#### Figure scripts:
/---
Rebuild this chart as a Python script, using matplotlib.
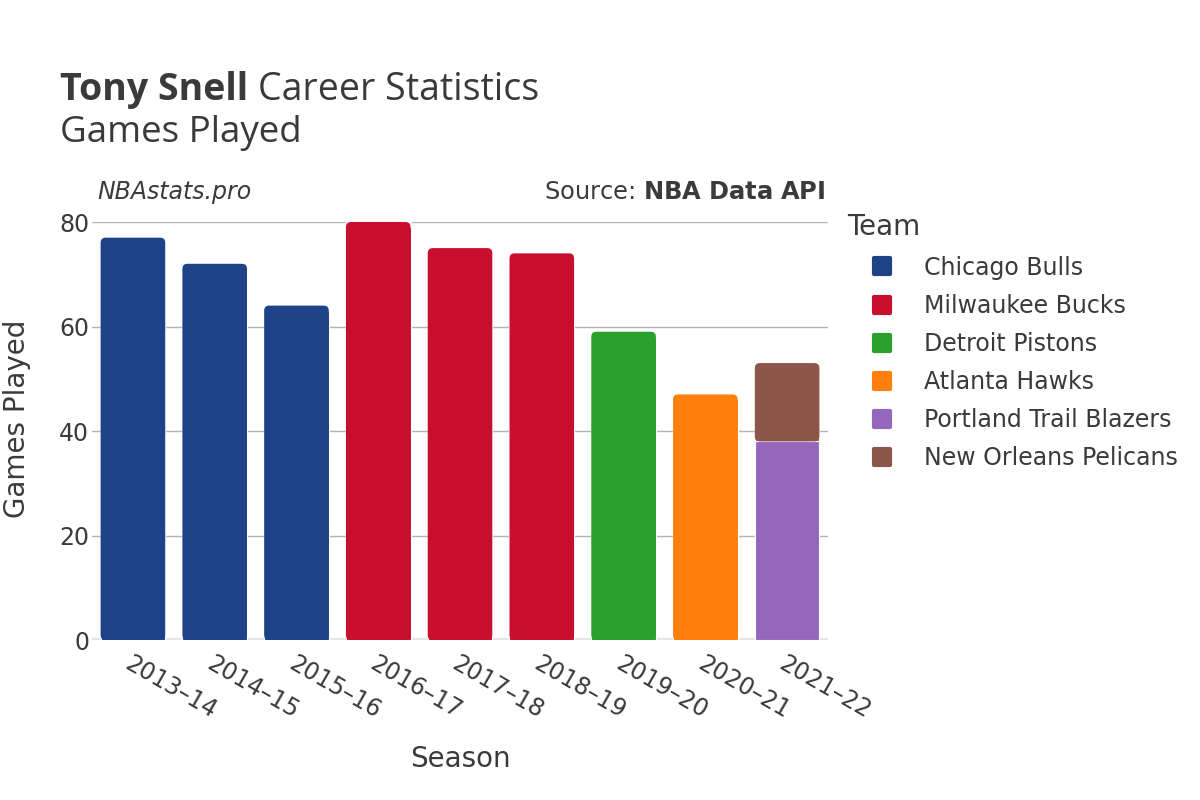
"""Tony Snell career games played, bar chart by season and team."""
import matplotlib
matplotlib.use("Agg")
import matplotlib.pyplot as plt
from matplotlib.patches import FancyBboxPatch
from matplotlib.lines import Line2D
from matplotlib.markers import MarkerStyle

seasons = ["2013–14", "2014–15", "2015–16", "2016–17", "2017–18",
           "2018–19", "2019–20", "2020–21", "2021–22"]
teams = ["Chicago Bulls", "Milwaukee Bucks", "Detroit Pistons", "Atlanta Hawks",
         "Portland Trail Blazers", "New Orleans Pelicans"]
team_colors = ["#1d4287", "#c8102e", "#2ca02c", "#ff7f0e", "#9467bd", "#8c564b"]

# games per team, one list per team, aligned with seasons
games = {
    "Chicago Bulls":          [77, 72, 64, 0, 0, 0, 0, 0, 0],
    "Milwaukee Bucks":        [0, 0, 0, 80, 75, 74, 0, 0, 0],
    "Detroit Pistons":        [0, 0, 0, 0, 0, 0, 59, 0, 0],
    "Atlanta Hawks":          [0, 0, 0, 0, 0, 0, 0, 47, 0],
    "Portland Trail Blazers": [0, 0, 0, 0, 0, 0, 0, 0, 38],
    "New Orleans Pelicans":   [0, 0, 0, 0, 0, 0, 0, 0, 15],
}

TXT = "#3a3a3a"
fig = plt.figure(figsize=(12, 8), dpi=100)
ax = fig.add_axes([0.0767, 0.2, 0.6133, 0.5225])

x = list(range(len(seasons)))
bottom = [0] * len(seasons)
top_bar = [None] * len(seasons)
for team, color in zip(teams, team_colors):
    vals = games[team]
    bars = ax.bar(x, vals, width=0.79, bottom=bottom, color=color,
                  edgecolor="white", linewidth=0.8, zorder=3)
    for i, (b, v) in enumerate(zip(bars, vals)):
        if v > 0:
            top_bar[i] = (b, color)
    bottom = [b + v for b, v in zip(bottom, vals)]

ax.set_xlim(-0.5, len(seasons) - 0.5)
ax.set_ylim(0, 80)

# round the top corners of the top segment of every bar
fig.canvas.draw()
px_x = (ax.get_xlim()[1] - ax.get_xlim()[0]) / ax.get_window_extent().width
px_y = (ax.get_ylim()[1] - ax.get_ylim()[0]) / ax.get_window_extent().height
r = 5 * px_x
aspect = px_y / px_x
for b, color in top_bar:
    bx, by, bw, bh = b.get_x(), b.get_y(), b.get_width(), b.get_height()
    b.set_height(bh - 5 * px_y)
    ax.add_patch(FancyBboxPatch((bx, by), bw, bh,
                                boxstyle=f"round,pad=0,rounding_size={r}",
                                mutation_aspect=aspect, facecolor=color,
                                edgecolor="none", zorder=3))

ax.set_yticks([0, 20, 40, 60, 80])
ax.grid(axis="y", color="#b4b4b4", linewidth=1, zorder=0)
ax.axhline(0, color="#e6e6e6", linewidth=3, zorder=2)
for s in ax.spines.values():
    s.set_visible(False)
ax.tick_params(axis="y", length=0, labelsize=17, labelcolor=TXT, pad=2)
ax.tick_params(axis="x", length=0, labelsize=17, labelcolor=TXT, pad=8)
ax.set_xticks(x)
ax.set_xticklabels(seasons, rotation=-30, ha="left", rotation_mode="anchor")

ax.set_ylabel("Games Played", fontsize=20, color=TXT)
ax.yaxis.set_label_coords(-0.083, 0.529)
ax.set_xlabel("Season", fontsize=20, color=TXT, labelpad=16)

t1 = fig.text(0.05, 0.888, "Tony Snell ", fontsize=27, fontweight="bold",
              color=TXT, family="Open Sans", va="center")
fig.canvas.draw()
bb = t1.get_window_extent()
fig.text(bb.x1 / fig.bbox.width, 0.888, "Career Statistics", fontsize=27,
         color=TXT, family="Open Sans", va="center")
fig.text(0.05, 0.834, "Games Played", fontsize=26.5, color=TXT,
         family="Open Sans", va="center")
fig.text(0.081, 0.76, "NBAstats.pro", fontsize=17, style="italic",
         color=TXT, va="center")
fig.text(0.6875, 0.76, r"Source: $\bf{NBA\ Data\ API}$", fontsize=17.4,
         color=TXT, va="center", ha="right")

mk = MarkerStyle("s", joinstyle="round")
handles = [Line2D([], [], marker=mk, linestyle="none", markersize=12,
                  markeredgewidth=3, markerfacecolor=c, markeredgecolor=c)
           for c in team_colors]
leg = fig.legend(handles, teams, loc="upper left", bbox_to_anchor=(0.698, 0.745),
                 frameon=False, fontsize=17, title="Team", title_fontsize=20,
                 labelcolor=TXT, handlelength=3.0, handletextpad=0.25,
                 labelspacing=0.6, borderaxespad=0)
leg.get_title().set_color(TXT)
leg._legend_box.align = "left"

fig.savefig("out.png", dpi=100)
\---
/---
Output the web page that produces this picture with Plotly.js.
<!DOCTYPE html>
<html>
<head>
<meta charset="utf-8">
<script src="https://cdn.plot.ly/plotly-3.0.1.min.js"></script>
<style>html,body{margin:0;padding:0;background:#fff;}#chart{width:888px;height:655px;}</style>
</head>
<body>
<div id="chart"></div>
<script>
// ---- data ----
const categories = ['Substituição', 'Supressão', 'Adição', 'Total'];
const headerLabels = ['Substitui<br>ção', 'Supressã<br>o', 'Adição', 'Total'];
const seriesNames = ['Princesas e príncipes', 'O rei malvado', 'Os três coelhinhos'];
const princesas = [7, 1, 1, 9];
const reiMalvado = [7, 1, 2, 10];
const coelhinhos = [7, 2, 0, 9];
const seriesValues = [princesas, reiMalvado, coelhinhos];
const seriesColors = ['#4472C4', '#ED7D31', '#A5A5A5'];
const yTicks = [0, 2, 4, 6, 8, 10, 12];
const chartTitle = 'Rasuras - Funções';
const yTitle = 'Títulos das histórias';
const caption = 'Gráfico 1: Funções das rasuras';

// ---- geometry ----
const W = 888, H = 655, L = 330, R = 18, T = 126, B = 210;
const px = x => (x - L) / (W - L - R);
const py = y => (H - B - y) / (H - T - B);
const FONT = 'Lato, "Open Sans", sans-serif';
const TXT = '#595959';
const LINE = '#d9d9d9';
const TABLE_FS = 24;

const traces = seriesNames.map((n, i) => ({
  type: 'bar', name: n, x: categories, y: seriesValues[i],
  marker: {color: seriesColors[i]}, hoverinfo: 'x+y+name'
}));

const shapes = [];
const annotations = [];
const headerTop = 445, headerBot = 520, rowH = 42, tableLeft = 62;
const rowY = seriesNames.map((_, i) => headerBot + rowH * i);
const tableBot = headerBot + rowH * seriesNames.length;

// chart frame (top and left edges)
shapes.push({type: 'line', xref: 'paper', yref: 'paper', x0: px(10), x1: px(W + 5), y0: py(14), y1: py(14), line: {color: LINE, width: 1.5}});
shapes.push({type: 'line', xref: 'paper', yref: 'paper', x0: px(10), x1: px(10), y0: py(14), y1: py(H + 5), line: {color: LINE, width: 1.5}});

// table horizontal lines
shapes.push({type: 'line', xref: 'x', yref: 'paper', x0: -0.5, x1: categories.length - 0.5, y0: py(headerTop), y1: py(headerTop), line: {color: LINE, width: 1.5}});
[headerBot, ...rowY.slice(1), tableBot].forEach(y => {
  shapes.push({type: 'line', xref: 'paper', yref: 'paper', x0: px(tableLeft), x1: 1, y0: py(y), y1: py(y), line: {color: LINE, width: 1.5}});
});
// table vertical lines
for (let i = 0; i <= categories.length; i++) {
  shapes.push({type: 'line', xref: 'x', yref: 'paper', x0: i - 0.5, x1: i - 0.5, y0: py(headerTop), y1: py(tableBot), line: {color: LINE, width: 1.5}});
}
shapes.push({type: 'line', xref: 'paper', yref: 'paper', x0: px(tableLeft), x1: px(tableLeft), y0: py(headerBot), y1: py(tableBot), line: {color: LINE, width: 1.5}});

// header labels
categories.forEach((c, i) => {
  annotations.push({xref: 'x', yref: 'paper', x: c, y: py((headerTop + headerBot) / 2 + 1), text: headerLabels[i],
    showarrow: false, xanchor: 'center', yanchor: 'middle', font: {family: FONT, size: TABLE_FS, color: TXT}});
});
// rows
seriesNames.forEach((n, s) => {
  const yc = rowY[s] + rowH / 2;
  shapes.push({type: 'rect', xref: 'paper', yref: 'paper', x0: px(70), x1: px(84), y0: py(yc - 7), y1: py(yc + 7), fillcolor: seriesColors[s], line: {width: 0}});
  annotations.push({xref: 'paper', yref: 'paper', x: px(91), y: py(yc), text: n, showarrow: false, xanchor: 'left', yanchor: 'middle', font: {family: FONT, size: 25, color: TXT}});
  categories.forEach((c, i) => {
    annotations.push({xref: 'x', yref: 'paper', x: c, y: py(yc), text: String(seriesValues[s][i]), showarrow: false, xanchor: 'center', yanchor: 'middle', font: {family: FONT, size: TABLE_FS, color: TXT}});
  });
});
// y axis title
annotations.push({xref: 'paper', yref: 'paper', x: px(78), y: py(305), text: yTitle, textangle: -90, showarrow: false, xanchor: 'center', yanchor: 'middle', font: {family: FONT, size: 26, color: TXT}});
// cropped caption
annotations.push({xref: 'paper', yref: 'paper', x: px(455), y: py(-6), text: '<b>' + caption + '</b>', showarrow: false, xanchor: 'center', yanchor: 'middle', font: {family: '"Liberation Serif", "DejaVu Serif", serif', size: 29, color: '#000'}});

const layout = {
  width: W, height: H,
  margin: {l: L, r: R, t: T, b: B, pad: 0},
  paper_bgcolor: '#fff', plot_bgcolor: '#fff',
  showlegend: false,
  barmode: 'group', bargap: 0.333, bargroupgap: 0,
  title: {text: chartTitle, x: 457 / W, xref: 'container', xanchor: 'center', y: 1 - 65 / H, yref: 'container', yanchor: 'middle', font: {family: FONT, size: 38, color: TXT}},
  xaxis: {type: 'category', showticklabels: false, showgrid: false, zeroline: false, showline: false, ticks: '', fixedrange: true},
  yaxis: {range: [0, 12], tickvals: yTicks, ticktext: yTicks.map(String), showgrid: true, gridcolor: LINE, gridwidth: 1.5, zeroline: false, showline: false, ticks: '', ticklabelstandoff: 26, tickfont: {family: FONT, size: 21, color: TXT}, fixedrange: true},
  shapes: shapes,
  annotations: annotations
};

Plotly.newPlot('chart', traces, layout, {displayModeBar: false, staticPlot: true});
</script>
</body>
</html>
\---
/---
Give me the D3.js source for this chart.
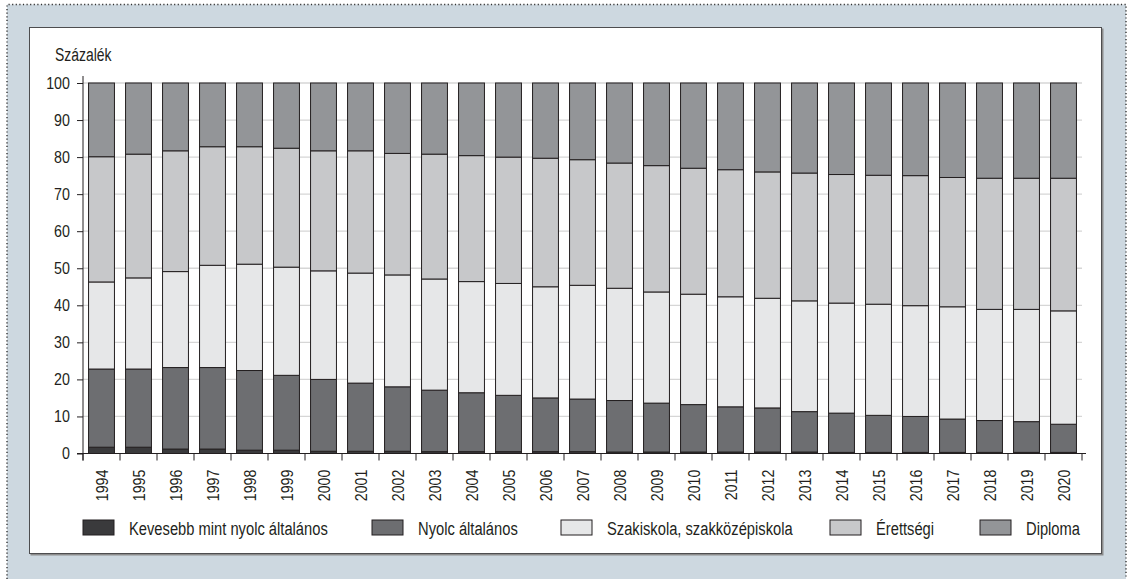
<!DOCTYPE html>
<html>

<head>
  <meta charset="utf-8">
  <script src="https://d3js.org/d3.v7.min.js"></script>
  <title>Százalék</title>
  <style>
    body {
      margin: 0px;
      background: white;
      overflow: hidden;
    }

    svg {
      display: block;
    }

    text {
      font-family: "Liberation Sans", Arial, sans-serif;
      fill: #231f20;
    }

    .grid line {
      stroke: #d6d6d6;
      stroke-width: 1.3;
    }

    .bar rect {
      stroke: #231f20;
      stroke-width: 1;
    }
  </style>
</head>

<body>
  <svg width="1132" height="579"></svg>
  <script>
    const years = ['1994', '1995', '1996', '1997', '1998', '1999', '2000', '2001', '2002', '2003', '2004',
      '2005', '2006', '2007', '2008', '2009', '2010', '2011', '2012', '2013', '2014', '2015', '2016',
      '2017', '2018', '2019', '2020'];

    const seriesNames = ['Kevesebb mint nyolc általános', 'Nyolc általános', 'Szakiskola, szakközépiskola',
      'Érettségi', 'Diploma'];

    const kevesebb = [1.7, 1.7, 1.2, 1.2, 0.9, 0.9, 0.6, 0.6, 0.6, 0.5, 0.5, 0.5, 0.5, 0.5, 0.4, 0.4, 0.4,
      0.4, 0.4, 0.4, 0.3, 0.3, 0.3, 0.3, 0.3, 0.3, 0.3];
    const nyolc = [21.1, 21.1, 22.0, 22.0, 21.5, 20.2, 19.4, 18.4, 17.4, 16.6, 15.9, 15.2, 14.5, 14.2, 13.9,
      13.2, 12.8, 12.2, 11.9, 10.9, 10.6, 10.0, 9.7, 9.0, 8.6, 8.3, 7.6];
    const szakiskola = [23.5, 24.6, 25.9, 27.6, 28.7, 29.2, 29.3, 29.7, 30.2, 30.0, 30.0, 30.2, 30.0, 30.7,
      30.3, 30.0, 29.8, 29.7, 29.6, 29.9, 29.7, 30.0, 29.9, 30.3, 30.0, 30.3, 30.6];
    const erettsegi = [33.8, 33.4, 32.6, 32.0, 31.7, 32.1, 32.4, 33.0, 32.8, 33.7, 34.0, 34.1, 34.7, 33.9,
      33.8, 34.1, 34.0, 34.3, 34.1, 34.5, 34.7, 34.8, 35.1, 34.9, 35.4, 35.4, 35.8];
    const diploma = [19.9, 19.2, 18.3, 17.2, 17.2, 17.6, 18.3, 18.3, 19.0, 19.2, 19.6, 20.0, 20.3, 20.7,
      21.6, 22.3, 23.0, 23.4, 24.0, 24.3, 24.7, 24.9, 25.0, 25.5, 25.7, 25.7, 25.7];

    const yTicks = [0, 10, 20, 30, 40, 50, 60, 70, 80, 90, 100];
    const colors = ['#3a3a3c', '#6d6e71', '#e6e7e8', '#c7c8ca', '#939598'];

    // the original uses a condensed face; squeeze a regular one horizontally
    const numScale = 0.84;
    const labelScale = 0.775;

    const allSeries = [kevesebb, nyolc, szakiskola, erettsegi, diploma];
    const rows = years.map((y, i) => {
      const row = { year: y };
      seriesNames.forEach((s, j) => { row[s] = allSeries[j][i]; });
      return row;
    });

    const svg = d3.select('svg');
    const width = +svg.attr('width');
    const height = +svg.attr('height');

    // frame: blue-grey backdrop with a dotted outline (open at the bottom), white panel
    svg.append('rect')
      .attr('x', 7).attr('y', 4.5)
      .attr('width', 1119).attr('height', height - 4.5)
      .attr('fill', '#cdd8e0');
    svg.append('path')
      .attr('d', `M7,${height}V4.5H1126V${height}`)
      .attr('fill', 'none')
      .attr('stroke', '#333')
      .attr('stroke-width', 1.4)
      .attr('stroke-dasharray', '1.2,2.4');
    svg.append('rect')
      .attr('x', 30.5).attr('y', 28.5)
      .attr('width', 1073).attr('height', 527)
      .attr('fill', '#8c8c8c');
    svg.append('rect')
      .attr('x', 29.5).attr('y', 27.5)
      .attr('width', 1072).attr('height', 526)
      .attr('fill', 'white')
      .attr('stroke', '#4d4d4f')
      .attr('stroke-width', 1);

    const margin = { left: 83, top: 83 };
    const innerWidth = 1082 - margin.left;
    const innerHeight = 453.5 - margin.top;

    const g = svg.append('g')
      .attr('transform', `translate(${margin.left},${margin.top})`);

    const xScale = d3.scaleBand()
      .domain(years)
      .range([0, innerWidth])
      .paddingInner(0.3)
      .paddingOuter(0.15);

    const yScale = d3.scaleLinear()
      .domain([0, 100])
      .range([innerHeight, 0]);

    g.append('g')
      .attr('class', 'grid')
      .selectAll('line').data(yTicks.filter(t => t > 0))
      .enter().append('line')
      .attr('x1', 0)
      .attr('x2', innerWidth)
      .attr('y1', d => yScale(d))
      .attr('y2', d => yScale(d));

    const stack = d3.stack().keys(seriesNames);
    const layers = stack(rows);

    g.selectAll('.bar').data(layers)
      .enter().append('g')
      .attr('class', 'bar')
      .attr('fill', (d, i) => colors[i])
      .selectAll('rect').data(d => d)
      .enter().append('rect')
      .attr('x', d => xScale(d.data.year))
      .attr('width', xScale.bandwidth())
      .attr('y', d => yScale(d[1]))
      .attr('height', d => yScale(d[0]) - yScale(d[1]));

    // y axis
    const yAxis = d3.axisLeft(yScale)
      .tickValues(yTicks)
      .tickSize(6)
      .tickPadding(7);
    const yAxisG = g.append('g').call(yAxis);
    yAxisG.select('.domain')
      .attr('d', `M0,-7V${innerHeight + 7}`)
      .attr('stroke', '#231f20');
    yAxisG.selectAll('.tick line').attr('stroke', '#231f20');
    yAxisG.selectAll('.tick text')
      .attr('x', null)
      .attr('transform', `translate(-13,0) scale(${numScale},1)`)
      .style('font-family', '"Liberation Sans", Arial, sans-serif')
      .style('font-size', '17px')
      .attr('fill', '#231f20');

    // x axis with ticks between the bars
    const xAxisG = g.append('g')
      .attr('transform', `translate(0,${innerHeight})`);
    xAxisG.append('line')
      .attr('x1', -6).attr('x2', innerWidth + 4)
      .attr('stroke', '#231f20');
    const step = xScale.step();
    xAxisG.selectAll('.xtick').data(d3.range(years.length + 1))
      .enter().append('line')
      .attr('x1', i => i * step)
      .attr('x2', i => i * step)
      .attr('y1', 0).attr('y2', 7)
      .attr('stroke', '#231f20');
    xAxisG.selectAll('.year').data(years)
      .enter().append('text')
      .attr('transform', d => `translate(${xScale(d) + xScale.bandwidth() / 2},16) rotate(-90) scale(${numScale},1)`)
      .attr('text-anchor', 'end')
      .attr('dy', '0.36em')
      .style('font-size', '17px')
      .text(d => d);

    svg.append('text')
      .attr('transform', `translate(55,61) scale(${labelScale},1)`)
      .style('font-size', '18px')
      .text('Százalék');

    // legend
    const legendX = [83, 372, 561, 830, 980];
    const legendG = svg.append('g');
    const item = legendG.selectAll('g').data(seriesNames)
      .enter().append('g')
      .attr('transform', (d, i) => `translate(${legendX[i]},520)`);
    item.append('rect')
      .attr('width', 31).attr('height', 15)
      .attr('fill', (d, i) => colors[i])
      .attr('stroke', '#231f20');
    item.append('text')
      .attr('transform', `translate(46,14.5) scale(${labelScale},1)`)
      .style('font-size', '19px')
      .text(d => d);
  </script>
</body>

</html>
\---
#### Brief:
Above are some records. Output exactly the lines from the one that contains "Rebuild this chart" to the one that contains "ax.set_ylim(0, 80)", keeping both, and omit the pictures.

#### Solution to this task:
Rebuild this chart as a Python script, using matplotlib.
"""Tony Snell career games played, bar chart by season and team."""
import matplotlib
matplotlib.use("Agg")
import matplotlib.pyplot as plt
from matplotlib.patches import FancyBboxPatch
from matplotlib.lines import Line2D
from matplotlib.markers import MarkerStyle

seasons = ["2013–14", "2014–15", "2015–16", "2016–17", "2017–18",
           "2018–19", "2019–20", "2020–21", "2021–22"]
teams = ["Chicago Bulls", "Milwaukee Bucks", "Detroit Pistons", "Atlanta Hawks",
         "Portland Trail Blazers", "New Orleans Pelicans"]
team_colors = ["#1d4287", "#c8102e", "#2ca02c", "#ff7f0e", "#9467bd", "#8c564b"]

# games per team, one list per team, aligned with seasons
games = {
    "Chicago Bulls":          [77, 72, 64, 0, 0, 0, 0, 0, 0],
    "Milwaukee Bucks":        [0, 0, 0, 80, 75, 74, 0, 0, 0],
    "Detroit Pistons":        [0, 0, 0, 0, 0, 0, 59, 0, 0],
    "Atlanta Hawks":          [0, 0, 0, 0, 0, 0, 0, 47, 0],
    "Portland Trail Blazers": [0, 0, 0, 0, 0, 0, 0, 0, 38],
    "New Orleans Pelicans":   [0, 0, 0, 0, 0, 0, 0, 0, 15],
}

TXT = "#3a3a3a"
fig = plt.figure(figsize=(12, 8), dpi=100)
ax = fig.add_axes([0.0767, 0.2, 0.6133, 0.5225])

x = list(range(len(seasons)))
bottom = [0] * len(seasons)
top_bar = [None] * len(seasons)
for team, color in zip(teams, team_colors):
    vals = games[team]
    bars = ax.bar(x, vals, width=0.79, bottom=bottom, color=color,
                  edgecolor="white", linewidth=0.8, zorder=3)
    for i, (b, v) in enumerate(zip(bars, vals)):
        if v > 0:
            top_bar[i] = (b, color)
    bottom = [b + v for b, v in zip(bottom, vals)]

ax.set_xlim(-0.5, len(seasons) - 0.5)
ax.set_ylim(0, 80)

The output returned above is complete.